- **What is required**
Quote every line of the data below as it stands, omitting pictures.

## begin Data extract

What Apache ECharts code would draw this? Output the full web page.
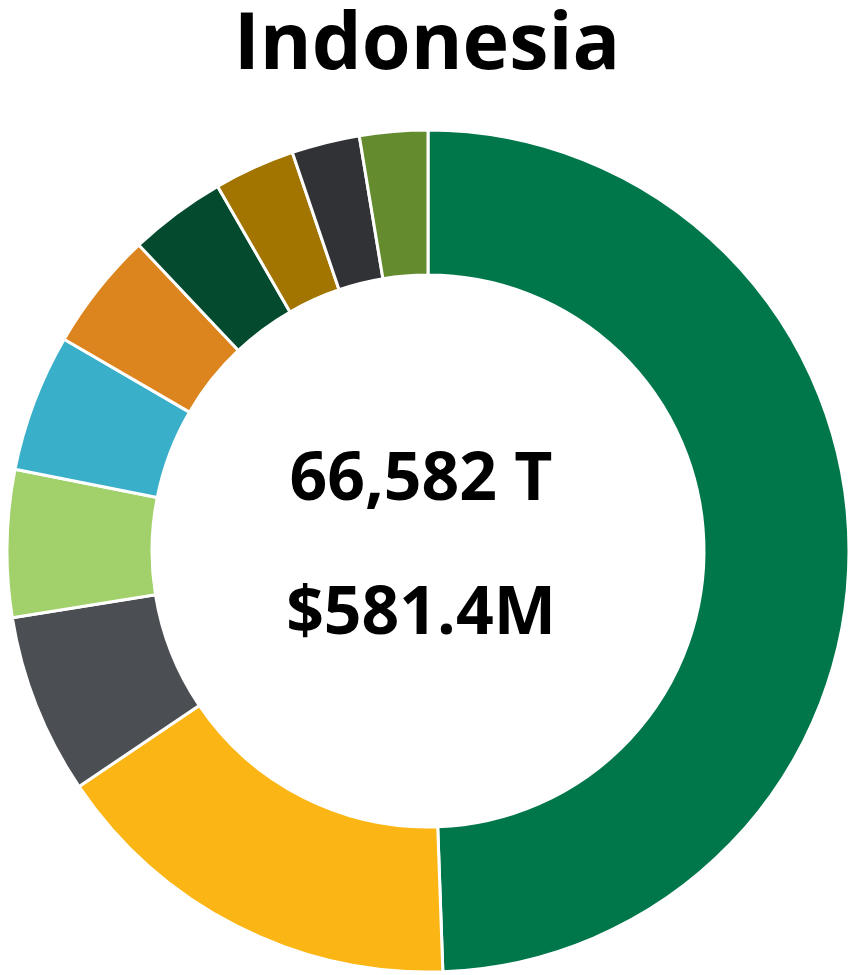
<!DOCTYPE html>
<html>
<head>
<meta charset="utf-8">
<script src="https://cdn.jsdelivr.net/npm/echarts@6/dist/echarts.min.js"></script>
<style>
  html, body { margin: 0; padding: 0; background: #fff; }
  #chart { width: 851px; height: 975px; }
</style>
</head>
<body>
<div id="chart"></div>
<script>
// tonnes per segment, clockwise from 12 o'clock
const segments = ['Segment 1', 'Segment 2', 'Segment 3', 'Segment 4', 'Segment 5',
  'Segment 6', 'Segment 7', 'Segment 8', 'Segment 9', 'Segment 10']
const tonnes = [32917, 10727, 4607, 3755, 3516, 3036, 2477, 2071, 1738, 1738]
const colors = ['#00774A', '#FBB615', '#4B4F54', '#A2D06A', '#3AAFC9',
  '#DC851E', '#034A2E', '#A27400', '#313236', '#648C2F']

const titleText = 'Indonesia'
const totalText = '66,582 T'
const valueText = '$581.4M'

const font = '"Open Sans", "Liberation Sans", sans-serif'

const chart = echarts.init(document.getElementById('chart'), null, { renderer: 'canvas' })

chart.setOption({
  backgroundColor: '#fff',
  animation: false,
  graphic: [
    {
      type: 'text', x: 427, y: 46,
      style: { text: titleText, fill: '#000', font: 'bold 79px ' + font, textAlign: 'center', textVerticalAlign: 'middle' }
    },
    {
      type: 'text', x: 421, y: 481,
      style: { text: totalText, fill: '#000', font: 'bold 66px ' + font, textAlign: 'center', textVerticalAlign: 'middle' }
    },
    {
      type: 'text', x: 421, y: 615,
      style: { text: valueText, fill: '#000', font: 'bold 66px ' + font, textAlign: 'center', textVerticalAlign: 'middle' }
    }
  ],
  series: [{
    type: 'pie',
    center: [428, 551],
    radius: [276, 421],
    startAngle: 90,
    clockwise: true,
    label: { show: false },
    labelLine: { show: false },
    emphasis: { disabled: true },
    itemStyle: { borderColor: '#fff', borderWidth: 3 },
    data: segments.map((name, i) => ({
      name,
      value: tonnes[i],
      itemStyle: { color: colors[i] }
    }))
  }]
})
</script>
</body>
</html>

## end Data extract

- **The response**
What Apache ECharts code would draw this? Output the full web page.
<!DOCTYPE html>
<html>
<head>
<meta charset="utf-8">
<script src="https://cdn.jsdelivr.net/npm/echarts@6/dist/echarts.min.js"></script>
<style>
  html, body { margin: 0; padding: 0; background: #fff; }
  #chart { width: 851px; height: 975px; }
</style>
</head>
<body>
<div id="chart"></div>
<script>
// tonnes per segment, clockwise from 12 o'clock
const segments = ['Segment 1', 'Segment 2', 'Segment 3', 'Segment 4', 'Segment 5',
  'Segment 6', 'Segment 7', 'Segment 8', 'Segment 9', 'Segment 10']
const tonnes = [32917, 10727, 4607, 3755, 3516, 3036, 2477, 2071, 1738, 1738]
const colors = ['#00774A', '#FBB615', '#4B4F54', '#A2D06A', '#3AAFC9',
  '#DC851E', '#034A2E', '#A27400', '#313236', '#648C2F']

const titleText = 'Indonesia'
const totalText = '66,582 T'
const valueText = '$581.4M'

const font = '"Open Sans", "Liberation Sans", sans-serif'

const chart = echarts.init(document.getElementById('chart'), null, { renderer: 'canvas' })

chart.setOption({
  backgroundColor: '#fff',
  animation: false,
  graphic: [
    {
      type: 'text', x: 427, y: 46,
      style: { text: titleText, fill: '#000', font: 'bold 79px ' + font, textAlign: 'center', textVerticalAlign: 'middle' }
    },
    {
      type: 'text', x: 421, y: 481,
      style: { text: totalText, fill: '#000', font: 'bold 66px ' + font, textAlign: 'center', textVerticalAlign: 'middle' }
    },
    {
      type: 'text', x: 421, y: 615,
      style: { text: valueText, fill: '#000', font: 'bold 66px ' + font, textAlign: 'center', textVerticalAlign: 'middle' }
    }
  ],
  series: [{
    type: 'pie',
    center: [428, 551],
    radius: [276, 421],
    startAngle: 90,
    clockwise: true,
    label: { show: false },
    labelLine: { show: false },
    emphasis: { disabled: true },
    itemStyle: { borderColor: '#fff', borderWidth: 3 },
    data: segments.map((name, i) => ({
      name,
      value: tonnes[i],
      itemStyle: { color: colors[i] }
    }))
  }]
})
</script>
</body>
</html>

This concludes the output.